Jaap Akkerhuis (1951) is a scientist, researcher and engineer that has been instrumental in the development of the Internet since the early eighties. In 2017 he was inducted in the Internet Hall of Fame as a "Global Innovator". He started his career in 1979 at the Computer Laboratory of the Mathematical Centre (current name: Centrum voor Wiskunde & Informatica), which in the years that followed established itself as the center of European computer networks. He was part of the small team led by Teus Hagen which was responsible for most actual networking activities. Later, this team was expanded by Piet Beertema, Jim McKie and Daniel Karrenberg. In addition to his regular scientific tasks, Akkerhuis spent countless nights and weekends in setting up and debugging connections and first international gateways - for countries all the way up to Australia, via Japan and South Korea. Well before the first official public connection to the internet outside of the USA was made at CWI, he personally convinced Jon Postel to allocate him a range of IP-addresses to avoid future collisions.

While many of the other pioneers stayed in Europe, Akkerhuis went back and forth between scientific institutes, research labs, internet service providers and registries in Europe and across the USA - thereby playing a key role as a global connector in the technical community. Akkerhuis is appreciated by many for his no-nonsense approach and lack of ego. He made a flood of technical and organisational contributions over the years, for instance in inventing an improvised modem that used a repurposed plotter (which was originally used to make technical drawing) to instead rotate the dial of vintage pre-DTMF phones - effectively created an automatic modem which could be used to set up connections without manual intervention.

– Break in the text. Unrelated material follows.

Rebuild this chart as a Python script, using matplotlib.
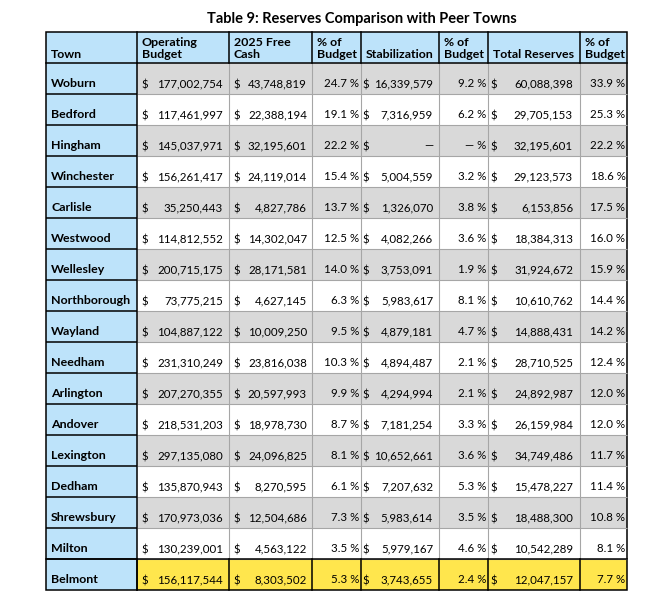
import matplotlib
matplotlib.use("Agg")
import matplotlib.pyplot as plt
from matplotlib.patches import Rectangle

# ---- data ----
title = "Table 9: Reserves Comparison with Peer Towns"
headers = [["Town"], ["Operating", "Budget"], ["2025 Free", "Cash"], ["% of", "Budget"],
           ["Stabilization"], ["% of", "Budget"], ["Total Reserves"], ["% of", "Budget"]]
towns = ["Woburn", "Bedford", "Hingham", "Winchester", "Carlisle", "Westwood", "Wellesley",
         "Northborough", "Wayland", "Needham", "Arlington", "Andover", "Lexington", "Dedham",
         "Shrewsbury", "Milton", "Belmont"]
operating_budget = [177002754, 117461997, 145037971, 156261417, 35250443, 114812552, 200715175,
                    73775215, 104887122, 231310249, 207270355, 218531203, 297135080, 135870943,
                    170973036, 130239001, 156117544]
free_cash = [43748819, 22388194, 32195601, 24119014, 4827786, 14302047, 28171581,
             4627145, 10009250, 23816038, 20597993, 18978730, 24096825, 8270595,
             12504686, 4563122, 8303502]
free_cash_pct = [24.7, 19.1, 22.2, 15.4, 13.7, 12.5, 14.0, 6.3, 9.5, 10.3, 9.9, 8.7, 8.1, 6.1,
                 7.3, 3.5, 5.3]
stabilization = [16339579, 7316959, None, 5004559, 1326070, 4082266, 3753091, 5983617, 4879181,
                 4894487, 4294994, 7181254, 10652661, 7207632, 5983614, 5979167, 3743655]
stabilization_pct = [9.2, 6.2, None, 3.2, 3.8, 3.6, 1.9, 8.1, 4.7, 2.1, 2.1, 3.3, 3.6, 5.3,
                     3.5, 4.6, 2.4]
total_reserves = [60088398, 29705153, 32195601, 29123573, 6153856, 18384313, 31924672, 10610762,
                  14888431, 28710525, 24892987, 26159984, 34749486, 15478227, 18488300,
                  10542289, 12047157]
total_pct = [33.9, 25.3, 22.2, 18.6, 17.5, 16.0, 15.9, 14.4, 14.2, 12.4, 12.0, 12.0, 11.7,
             11.4, 10.8, 8.1, 7.7]
highlight_town = "Belmont"

# ---- layout / style ----
W, H = 654, 602
col_edges = [46, 137, 229, 312, 361, 439, 488, 580, 627]
header_top, header_bot = 32, 63
row_h = 31
FONT = "Lato"
FS_B = 8.9     # bold labels
FS_N = 8.25    # numbers
BLUE = "#BDE3FA"
GRAY = "#D9D9D9"
YELLOW = "#FFE64D"
GRID = "#A6A6A6"

plt.rcParams['font.family'] = [FONT, 'DejaVu Sans']
fig = plt.figure(figsize=(W / 100, H / 100), dpi=100)
ax = fig.add_axes([0, 0, 1, 1])
ax.set_xlim(0, W)
ax.set_ylim(H, 0)
ax.axis('off')

n = len(towns)
row_edges = [header_bot + row_h * i for i in range(n + 1)]
left, right = col_edges[0], col_edges[-1]
bottom = row_edges[-1]

# title
ax.text(362, 23, title, ha='center', va='baseline', fontsize=10.5, fontweight='bold')

# backgrounds
ax.add_patch(Rectangle((left, header_top), right - left, header_bot - header_top,
                       facecolor=BLUE, edgecolor='none'))
for i in range(n):
    y0 = row_edges[i]
    if towns[i] == highlight_town:
        c = YELLOW
    elif i % 2 == 0:
        c = GRAY
    else:
        c = 'white'
    ax.add_patch(Rectangle((col_edges[1], y0), right - col_edges[1], row_h,
                           facecolor=c, edgecolor='none'))
    ax.add_patch(Rectangle((left, y0), col_edges[1] - left, row_h,
                           facecolor=BLUE, edgecolor='none'))

# grid lines (gray, inside data area)
glw = 0.8
for i in range(1, n):
    y = row_edges[i]
    ax.plot([col_edges[1], right], [y, y], color=GRID, lw=glw, solid_capstyle='butt')
for x in col_edges[2:-1]:
    ax.plot([x, x], [header_bot, row_edges[-2]], color=GRID, lw=glw, solid_capstyle='butt')

# black lines
blw = 1.1
hi = towns.index(highlight_town)
for i in range(1, n):
    y = row_edges[i]
    ax.plot([left, col_edges[1]], [y, y], color='black', lw=blw, solid_capstyle='butt')
ax.plot([left, right], [row_edges[hi], row_edges[hi]], color='black', lw=blw)
for x in col_edges[1:-1]:
    ax.plot([x, x], [header_top, header_bot], color='black', lw=blw)
    ax.plot([x, x], [row_edges[hi], row_edges[hi + 1]], color='black', lw=blw)
ax.plot([col_edges[1], col_edges[1]], [header_bot, bottom], color='black', lw=blw)
ax.plot([left, right], [header_bot, header_bot], color='black', lw=blw)
ax.add_patch(Rectangle((left, header_top), right - left, bottom - header_top,
                       facecolor='none', edgecolor='black', lw=blw))

# header text
for j, lines in enumerate(headers):
    x = col_edges[j] + 5
    if len(lines) == 1:
        ax.text(x, header_top + 25.5, lines[0], ha='left', va='baseline', fontsize=FS_B,
                fontweight='bold')
    else:
        ax.text(x, header_top + 13.5, lines[0], ha='left', va='baseline', fontsize=FS_B,
                fontweight='bold')
        ax.text(x, header_top + 25.5, lines[1], ha='left', va='baseline', fontsize=FS_B,
                fontweight='bold')


def money(v):
    return "\u2014" if v is None else f"{v:,.0f}"


def pct(v):
    return "\u2014 %" if v is None else f"{v:.1f} %"


dollar_left = {1: 4, 2: 4, 4: 1.5, 6: 2.5}
num_pad = {1: 6, 2: 5, 4: 6, 6: 7}
pct_pad = {3: 2, 5: 1.5, 7: 1.5}

for i in range(n):
    yb = row_edges[i + 1] - 7
    ax.text(col_edges[0] + 5, yb, towns[i], ha='left', va='baseline', fontsize=FS_B,
            fontweight='bold')
    money_cols = {1: operating_budget[i], 2: free_cash[i], 4: stabilization[i],
                  6: total_reserves[i]}
    pct_cols = {3: free_cash_pct[i], 5: stabilization_pct[i], 7: total_pct[i]}
    for j, v in money_cols.items():
        ax.text(col_edges[j] + dollar_left[j], yb + 1.3, "$", ha='left', va='baseline',
                fontsize=FS_N)
        ax.text(col_edges[j + 1] - num_pad[j], yb, money(v), ha='right', va='baseline',
                fontsize=FS_N)
    for j, v in pct_cols.items():
        ax.text(col_edges[j + 1] - pct_pad[j], yb, pct(v), ha='right', va='baseline',
                fontsize=FS_N)

fig.savefig("out.png", dpi=100, facecolor='white')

In 1987 Akkerhuis moved to the US to join the Information Technology Centre at Carnegie Mellon University (Pittsburgh, PA), followed by another two years at Mt. Xinu (Berkeley, CA.) and three years at Bell Laboratories (Murray Hill, NJ). In 1995 he returned to the Netherlands to join NLnet, the first Dutch ISP. In 1999 he joined the newly established Dutch ccTLD (SIDN). In 2004 he became a Research Engineer at NLnet Labs, an independent not-for-profit research and development lab renowned for its work on a.o. DNSSEC and BGP Security.

Throughout his career Akkerhuis spent a truly generous amount of time sharing his knowledge with others, in organisations such as EUUG, USENIX, IETF, Internet Society, RIPE, ICANN and CENTR. At USENIX he was on both on the Editorial Advisory Board and production editor of Computing Systems. He served as a co-chair for the IETF ProvReg Working Group, and still is co-chair of the RIPE DNS working group. He was member of the Permanent Stakeholders Group of ENISA and has acted as an occasional instructor for ISOC courses for TLD registries. He has served in ICANN's Security and Stability Advisory Committee since its inception. He is a member of the ISO 3166 Maintenance Agency, which maintains the authoritative list of country codes. He remains an active ports maintainer in FreeBSD. Outside of the internet world, Jaap Akkerhuis is a member of the Stanford Solar Center and SuperSID Software Committee.